Maintaining Test Stability

  1. Focus on Key Behaviors: Test that the core functionality works, not the implementation details.

  2. Isolate External Dependencies: Always mock external dependencies to prevent tests from being impacted by API changes or availability.

  3. Regular Updates: Update tests when APIs change, focusing on the behavior rather than the exact implementation.

  4. Error Handling: Include proper error handling in tests to make them more robust against changes.

Known Test Workarounds

  1. Gemini Agent Loop Issues: The Gemini agent loop has limitations in handling sequences of tool calls.

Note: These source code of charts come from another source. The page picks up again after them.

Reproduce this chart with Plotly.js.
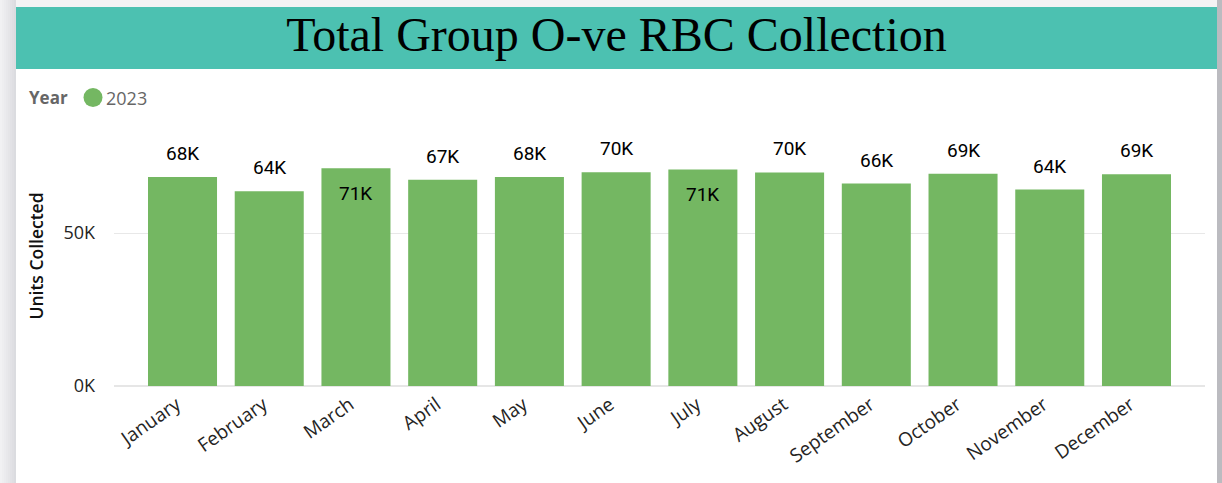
<!DOCTYPE html>
<html>
<head>
<meta charset="utf-8">
<script src="https://cdn.plot.ly/plotly-3.0.1.min.js"></script>
<style>
  html, body { margin: 0; padding: 0; background: #ffffff; }
  #chart { width: 1222px; height: 483px; }
</style>
</head>
<body>
<div id="chart"></div>
<script>
// ---- data ----
const months = ["January", "February", "March", "April", "May", "June",
                "July", "August", "September", "October", "November", "December"];
const units2023 = [68300, 63700, 71200, 67400, 68300, 69900,
                   70800, 69800, 66200, 69400, 64200, 69200];
const yTickVals = [0, 50000];
const yTickText = ["0K", "50K"];
const seriesName = "2023";
const legendTitle = "Year";
const chartTitle = "Total Group O-ve RBC Collection";

// ---- layout helpers (pixel -> paper) ----
const W = 1222, H = 483;
const M = { l: 114, r: W - 1205, t: 126, b: H - 386 };
const PW = W - M.l - M.r, PH = H - M.t - M.b;
const px = v => (v - M.l) / PW;
const py = v => (H - M.b - v) / PH;

const green = "#74B762";
const teal = "#4CC1B1";

function fmtK(v) { return Math.round(v / 1000) + "K"; }

// labels: inside the bar end for the tallest bars, otherwise above
const insideThreshold = 70500;
const labelAnns = months.map((m, i) => {
  const v = units2023[i];
  const inside = v >= insideThreshold;
  return {
    x: m, y: v, xref: "x", yref: "y",
    text: fmtK(v), showarrow: false,
    yanchor: inside ? "top" : "bottom",
    yshift: inside ? -12 : 10,
    font: { family: "Roboto, Arial, sans-serif", size: 19, color: "#000000" }
  };
});

// decorative frame shapes
const shapes = [];
shapes.push({ type: "rect", xref: "paper", yref: "paper", x0: px(0), x1: px(W), y0: py(7), y1: py(0),
  fillcolor: "#F3F3F4", line: { width: 0 }, layer: "below" });
const leftCols = ["#F1F1F3", "#EEEEF0", "#EBEBEE", "#E8E8EB", "#E5E5E8", "#E2E2E6", "#DFDFE3", "#DBDCE0"];
leftCols.forEach((c, k) => {
  shapes.push({ type: "rect", xref: "paper", yref: "paper",
    x0: px(k * 2), x1: px(k * 2 + 2), y0: py(H), y1: py(0),
    fillcolor: c, line: { width: 0 }, layer: "below" });
});
shapes.push({ type: "rect", xref: "paper", yref: "paper", x0: px(1217), x1: px(W), y0: py(H), y1: py(0),
  fillcolor: "#BBBBC0", line: { width: 0 }, layer: "below" });
shapes.push({ type: "rect", xref: "paper", yref: "paper", x0: px(16), x1: px(1217), y0: py(69), y1: py(7),
  fillcolor: teal, line: { width: 0 }, layer: "below" });
shapes.push({ type: "circle", xref: "paper", yref: "paper", x0: px(83.5), x1: px(102.5), y0: py(107), y1: py(88),
  fillcolor: green, line: { width: 0 } });

const anns = labelAnns.concat([
  { xref: "paper", yref: "paper", x: px(27), y: py(98), xanchor: "left", yanchor: "middle",
    text: "<b>" + legendTitle + "</b>", showarrow: false,
    font: { family: "Open Sans, Arial, sans-serif", size: 17, color: "#666666" } },
  { xref: "paper", yref: "paper", x: px(104), y: py(98), xanchor: "left", yanchor: "middle",
    text: seriesName, showarrow: false,
    font: { family: "Open Sans, Arial, sans-serif", size: 18, color: "#666666" } }
]);

const trace = {
  type: "bar",
  x: months,
  y: units2023,
  name: seriesName,
  marker: { color: green },
  hoverinfo: "x+y"
};

const layout = {
  width: W, height: H,
  margin: M,
  paper_bgcolor: "#FFFFFF",
  plot_bgcolor: "rgba(0,0,0,0)",
  showlegend: false,
  bargap: 0.204,
  title: {
    text: chartTitle,
    font: { family: "Liberation Serif, Times New Roman, serif", size: 48, color: "#000000" },
    xref: "container", yref: "container",
    x: 616.5 / W, xanchor: "center",
    y: 1 - 34 / H, yanchor: "middle"
  },
  xaxis: {
    type: "category",
    range: [-0.79, 11.79],
    tickangle: -35,
    tickfont: { family: "Open Sans, Arial, sans-serif", size: 19, color: "#252423" },
    ticklabelshift: -6,
    ticklabelstandoff: 3,
    showgrid: false, showline: false, ticks: "",
    fixedrange: true
  },
  yaxis: {
    range: [0, 85000],
    tickvals: yTickVals,
    ticktext: yTickText,
    tickfont: { family: "Open Sans, Arial, sans-serif", size: 18, color: "#252423" },
    ticklabelstandoff: 18,
    showgrid: true, gridcolor: "#E8E8E8", gridwidth: 1,
    zeroline: true, zerolinecolor: "#E6E6E6", zerolinewidth: 2,
    showline: false, ticks: "",
    title: {
      text: "Units Collected",
      font: { family: "Open Sans, Arial, sans-serif", size: 17.5, color: "#111111", weight: 600 },
      standoff: 15
    },
    fixedrange: true
  },
  shapes: shapes,
  annotations: anns
};

Plotly.newPlot("chart", [trace], layout, { displayModeBar: false, staticPlot: true });
</script>
</body>
</html>
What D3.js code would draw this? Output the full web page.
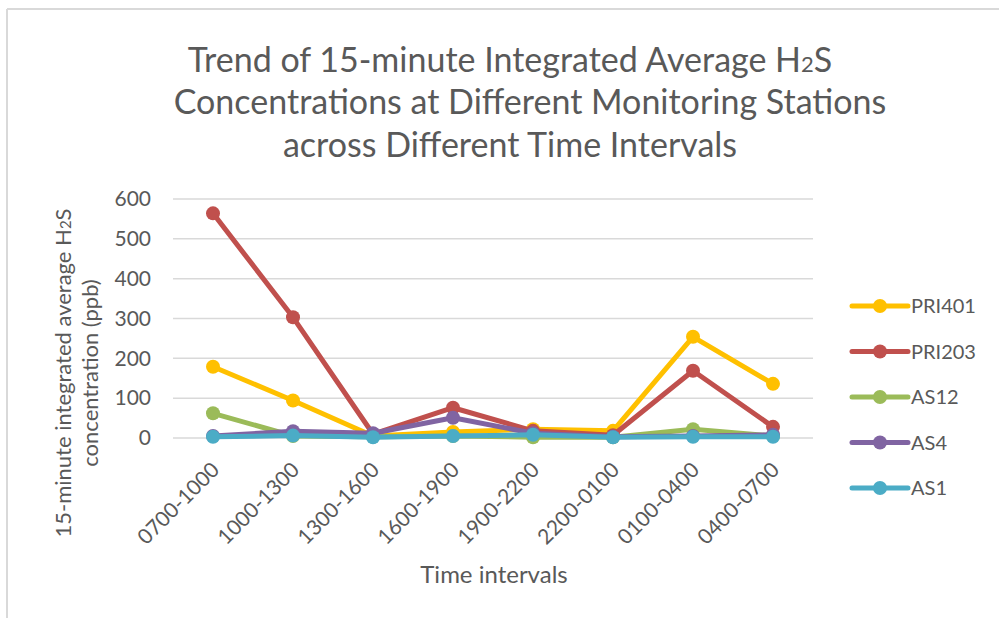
<!DOCTYPE html>
<html>
<head>
<meta charset="utf-8">
<script src="https://cdn.jsdelivr.net/npm/d3@7"></script>
<style>
  body { margin: 0; background: #fff; }
  text { font-family: Lato, "Open Sans", sans-serif; fill: #595959; }
</style>
</head>
<body>
<div id="chart"></div>
<script>
// time intervals on the x axis
var intervals = ["0700-1000", "1000-1300", "1300-1600", "1600-1900", "1900-2200", "2200-0100", "0100-0400", "0400-0700"];
var yTicks = [0, 100, 200, 300, 400, 500, 600];

// series values (ppb)
var pri401 = [179, 94, 5, 15, 22, 18, 254, 136];
var pri203 = [564, 303, 10, 76, 18, 7, 169, 28];
var as12 = [62, 5, 3, 5, 2, 2, 22, 5];
var as4 = [5, 17, 12, 51, 12, 3, 5, 8];
var as1 = [3, 6, 2, 5, 8, 2, 3, 3];

var seriesNames = ["PRI401", "PRI203", "AS12", "AS4", "AS1"];
var seriesColors = ["#ffc000", "#c0504d", "#9bbb59", "#8064a2", "#4bacc6"];
var seriesValues = [pri401, pri203, as12, as4, as1];

var W = 999, H = 618;
var margin = {top: 199, right: 186, bottom: 180, left: 173},
    width = W - margin.left - margin.right,
    height = H - margin.top - margin.bottom;

var svg = d3.select("#chart").append("svg")
    .attr("width", W)
    .attr("height", H);

// outer frame (only top and left edges show)
svg.append("line").attr("x1", 7).attr("x2", W).attr("y1", 9).attr("y2", 9)
    .attr("stroke", "#d9d9d9").attr("stroke-width", 2);
svg.append("line").attr("x1", 7).attr("x2", 7).attr("y1", 9).attr("y2", H)
    .attr("stroke", "#d9d9d9").attr("stroke-width", 2);

// title
var title = svg.append("text")
    .attr("text-anchor", "middle")
    .style("font-size", "34px");
var t1 = title.append("tspan").attr("x", 510).attr("y", 72);
t1.append("tspan").text("Trend of 15-minute Integrated Average H");
t1.append("tspan").style("font-size", "22px").text("2");
t1.append("tspan").text("S");
title.append("tspan").attr("x", 530).attr("y", 114).text("Concentrations at Different Monitoring Stations");
title.append("tspan").attr("x", 510).attr("y", 157).text("across Different Time Intervals");

var g = svg.append("g")
    .attr("transform", "translate(" + margin.left + "," + margin.top + ")");

var x = d3.scalePoint()
    .domain(intervals)
    .range([0, width])
    .padding(0.5);

var y = d3.scaleLinear()
    .domain([0, 600])
    .range([height, 0]);

// gridlines
g.selectAll(".grid")
    .data(yTicks)
  .enter().append("line")
    .attr("class", "grid")
    .attr("x1", 0).attr("x2", width)
    .attr("y1", function(d) { return y(d); })
    .attr("y2", function(d) { return y(d); })
    .attr("stroke", "#d9d9d9")
    .attr("stroke-width", 1.5);

var yAxis = d3.axisLeft(y).tickValues(yTicks).tickSize(0).tickPadding(22);
g.append("g").call(yAxis)
    .call(function(s) { s.select(".domain").remove(); })
    .selectAll("text")
    .style("font-size", "21px")
    .style("font-family", "Lato, sans-serif")
    .attr("fill", "#595959");

var xAxis = d3.axisBottom(x).tickSize(0);
g.append("g")
    .attr("transform", "translate(0," + height + ")")
    .call(xAxis)
    .call(function(s) { s.select(".domain").remove(); })
    .selectAll("text")
    .style("font-size", "21px")
    .style("font-family", "Lato, sans-serif")
    .attr("fill", "#595959")
    .attr("text-anchor", "end")
    .attr("x", 0).attr("y", 0)
    .attr("dy", "0.35em")
    .attr("transform", "translate(2,28) rotate(-45)");

// axis titles
svg.append("text")
    .attr("x", 494).attr("y", 583)
    .attr("text-anchor", "middle")
    .style("font-size", "24px")
    .text("Time intervals");

var yt = svg.append("text")
    .attr("transform", "translate(71,373) rotate(-90)")
    .attr("text-anchor", "middle")
    .style("font-size", "22px");
var yl1 = yt.append("tspan").attr("x", 0).attr("y", 0);
yl1.append("tspan").text("15-minute integrated average H");
yl1.append("tspan").style("font-size", "15px").text("2");
yl1.append("tspan").text("S");
yt.append("tspan").attr("x", 0).attr("y", 27).text("concentration (ppb)");

var line = d3.line()
    .x(function(d, i) { return x(intervals[i]); })
    .y(function(d) { return y(d); });

seriesValues.forEach(function(vals, k) {
  g.append("path")
      .datum(vals)
      .attr("fill", "none")
      .attr("stroke", seriesColors[k])
      .attr("stroke-width", 5)
      .attr("stroke-linejoin", "round")
      .attr("d", line);
  g.selectAll(".pt" + k)
      .data(vals)
    .enter().append("circle")
      .attr("cx", function(d, i) { return x(intervals[i]); })
      .attr("cy", function(d) { return y(d); })
      .attr("r", 7)
      .attr("fill", seriesColors[k]);
});

// legend
var legend = svg.append("g")
    .selectAll("g")
    .data(seriesNames)
  .enter().append("g")
    .attr("transform", function(d, i) { return "translate(852," + (306 + i * 45.5) + ")"; });

legend.append("line")
    .attr("x1", 0).attr("x2", 56)
    .attr("stroke", function(d, i) { return seriesColors[i]; })
    .attr("stroke-width", 5)
    .attr("stroke-linecap", "round");
legend.append("circle")
    .attr("cx", 28).attr("r", 7)
    .attr("fill", function(d, i) { return seriesColors[i]; });
legend.append("text")
    .attr("x", 59).attr("dy", "0.35em")
    .style("font-size", "20px")
    .text(function(d) { return d; });
</script>
</body>
</html>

    • Several tests in tests/models/test_gemini.py have modified assertions to accommodate these limitations:
      • test_generate_simple_tool_call has commented-out assertions for the second tool execution (mock_task_complete_tool.execute) and final result check.
      • History count assertions are adjusted to reflect actual behavior rather than ideal behavior.
    • When writing new tests that involve sequential tool calls, be aware of these limitations and adjust assertions accordingly.
    • If you're improving the agent loop functionality, consult TODO_gemini_loop.md for details on remaining issues.
  2. Mock API Response Structure: Some tests may have extra or adjusted mock structures to handle the model's specific response processing.

    • Look for comments like # Mock response adapted for agent loop to identify these cases.
    • When updating these tests, ensure you maintain the adjusted structure until the underlying issues are resolved.